Attack as Defense: Run-time Backdoor Implantation for Image Content Protection

TL;DR

This work innovatively prevent the abuse of image content modification by implanting the backdoor into image-editing models through the first framework for run-time backdoor implantation, which is both time- and resource- efficient.

Abstract

As generative models achieve great success, tampering and modifying the sensitive image contents (i.e., human faces, artist signatures, commercial logos, etc.) have induced a significant threat with social impact. The backdoor attack is a method that implants vulnerabilities in a target model, which can be activated through a trigger. In this work, we innovatively prevent the abuse of image content modification by implanting the backdoor into image-editing models.

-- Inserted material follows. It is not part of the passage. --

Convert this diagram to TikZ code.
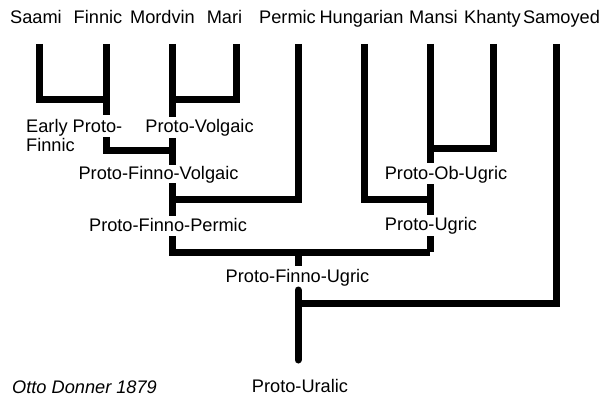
\documentclass[tikz,border=0pt]{standalone}
\usepackage{fontspec}
\setmainfont{Liberation Sans}
\begin{document}
\begin{tikzpicture}[x=1pt,y=-1pt,
  branch/.style={line width=7pt},
  lang/.style={anchor=base,inner sep=0pt,font=\fontsize{18.2}{20}\selectfont},
  proto/.style={anchor=base,inner sep=0pt,font=\fontsize{18.2}{20}\selectfont},
  credit/.style={anchor=base west,inner sep=0pt,font=\fontsize{18.2}{20}\selectfont\itshape}]
\useasboundingbox (0,0) rectangle (604,398);

% daughter languages along the top
\node[lang] (saami)  at (36,23.3)  {Saami};
\node[lang] (finnic) at (98,23.3)  {Finnic};
\node[lang] (mordv)  at (162.5,23.3) {Mordvin};
\node[lang] (mari)   at (224.5,23.3) {Mari};
\node[lang] (permic) at (287.5,23.3) {Permic};
\node[lang] (hung)   at (361.5,23.3) {Hungarian};
\node[lang] (mansi)  at (433.5,23.3) {Mansi};
\node[lang] (khanty) at (492.5,23.3) {Khanty};
\node[lang] (samo)   at (561.5,23.3) {Samoyed};

% reconstructed stages
\node[proto,anchor=base west] (epf1) at (26,133) {Early Proto-};
\node[proto,anchor=base west] (epf2) at (26,151) {Finnic};
\node[proto] (pvol)  at (199.5,133) {Proto-Volgaic};
\node[proto] (pfv)   at (158.5,179) {Proto-Finno-Volgaic};
\node[proto] (pobu)  at (446,179)   {Proto-Ob-Ugric};
\node[proto] (pfp)   at (168,231)   {Proto-Finno-Permic};
\node[proto] (pugr)  at (431,230.5) {Proto-Ugric};
\node[proto] (pfu)   at (297.5,282.5) {Proto-Finno-Ugric};
\node[proto] (pur)   at (300,392)   {Proto-Uralic};
\node[credit] (src)  at (12,393)    {Otto Donner 1879};

% branch ends and junctions
\coordinate (tSaami)  at (39.5,44);
\coordinate (tFinnic) at (106.5,44);
\coordinate (tMordv)  at (172.5,44);
\coordinate (tMari)   at (236.5,44);
\coordinate (tPermic) at (298,44);
\coordinate (tHung)   at (364,44);
\coordinate (tMansi)  at (430,44);
\coordinate (tKhanty) at (493.5,44);
\coordinate (tSamo)   at (556.5,44);

\coordinate (jSF)   at (106.5,100);
\coordinate (eSF)   at (106.5,115);
\coordinate (sEPF)  at (106.5,137);
\coordinate (jMM)   at (172.5,100);
\coordinate (ePV)   at (172.5,117);
\coordinate (sPV)   at (172.5,138);
\coordinate (jFV)   at (172.5,151);
\coordinate (ePFV)  at (172.5,165);
\coordinate (sPFV)  at (172.5,183);
\coordinate (jFP)   at (172.5,199);
\coordinate (ePFP)  at (172.5,216);
\coordinate (sPFP)  at (172.5,236);
\coordinate (jMK)   at (430,148.5);
\coordinate (ePOU)  at (430,163);
\coordinate (sPOU)  at (430,184);
\coordinate (jUg)   at (430,199);
\coordinate (ePU)   at (430,215);
\coordinate (sPU)   at (430,236);
\coordinate (jPU)   at (430,252);
\coordinate (jFU)   at (298,252);
\coordinate (ePFU)  at (298,266);
\coordinate (sPFU)  at (298,290);
\coordinate (jUr)   at (298,303);
\coordinate (ePUr)  at (298,360);

% Finnic and Saami
\draw[branch] (tSaami) |- (jSF);
\draw[branch] (tFinnic) -- (eSF);
\draw[branch] (sEPF) |- (jFV);
% Volgaic
\draw[branch] (tMari) |- (jMM);
\draw[branch] (tMordv) -- (ePV);
\draw[branch] (sPV) -- (ePFV);
% Permic
\draw[branch] (tPermic) |- (jFP);
\draw[branch] (sPFV) -- (ePFP);
\draw[branch] (sPFP) |- (jPU);
% Ugric
\draw[branch] (tKhanty) |- (jMK);
\draw[branch] (tMansi) -- (ePOU);
\draw[branch] (tHung) |- (jUg);
\draw[branch] (sPOU) -- (ePU);
\draw[branch] (sPU) -- (jPU);
% Uralic
\draw[branch] (jFU) -- (ePFU);
\draw[branch] (tSamo) |- (jUr);
\draw[branch,line cap=round] (sPFU) -- (ePUr);
\end{tikzpicture}
\end{document}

Once the protected sensitive content on an image is modified by an editing model, the backdoor will be triggered, making the editing fail. Unlike traditional backdoor attacks that use data poisoning, to enable protection on individual images and eliminate the need for model training, we developed the first framework for run-time backdoor implantation, which is both time- and resource- efficient. We generate imperceptible perturbations on the images to inject the backdoor and define the protected area as the only backdoor trigger. Editing other unprotected insensitive areas will not trigger the backdoor, which minimizes the negative impact on legal image modifications. Evaluations with state-of-the-art image editing models show that our protective method can increase the CLIP-FID of generated images from 12.72 to 39.91, or reduce the SSIM from 0.503 to 0.167 when subjected to malicious editing. At the same time, our method exhibits minimal impact on benign editing, which demonstrates the efficacy of our proposed framework. The proposed run-time backdoor can also achieve effective protection on the latest diffusion models. Code are available.

Paper Structure

This paper contains 19 sections, 14 equations, 11 figures, 3 tables.

Figures (11)

  • Figure 1: Paradigm comparison of traditional backdoor framework (top row) and the proposed Run-time implant framework (bottom row). The traditional approach requires obtaining a compromised model via Trojan training prior to deployment, with the backdoor being activated during the inference stage. In contrast, our runtime implant framework bypasses the need for prior poisoning, enabling the backdoor to be activated solely during inference. Conventional backdoor typically relies on explicit trigger, and our method leverages region-aware trigger, which is imperceptible and can be activated with editing location.
  • Figure 2: Optimization target of our run-time backdoor. We use three different edit regions as input to guide the optimization of protective noise. In the first row, the entire trigger region is employed to optimize the implant loss $\mathcal{L}_{implant}$. The second row utilizes an expanded trigger region to address incomplete activation loss $\mathcal{L}_{incomplete}$. The hide loss $\mathcal{L}_{hide}$ in third row applies editing to regions without trigger to minimize interference with benign modifications, thereby preserving the image's editability on non-trigger inputs.
  • Figure 3: Examples illustrating the qualitative resistance of implanted imge to editing. The red-circled area in the figure highlights the inpainting result.
  • Figure 4: Example of qualitative ablation study on loss functions.
  • Figure 5: Example of qualitative ablation study on perturbation bound.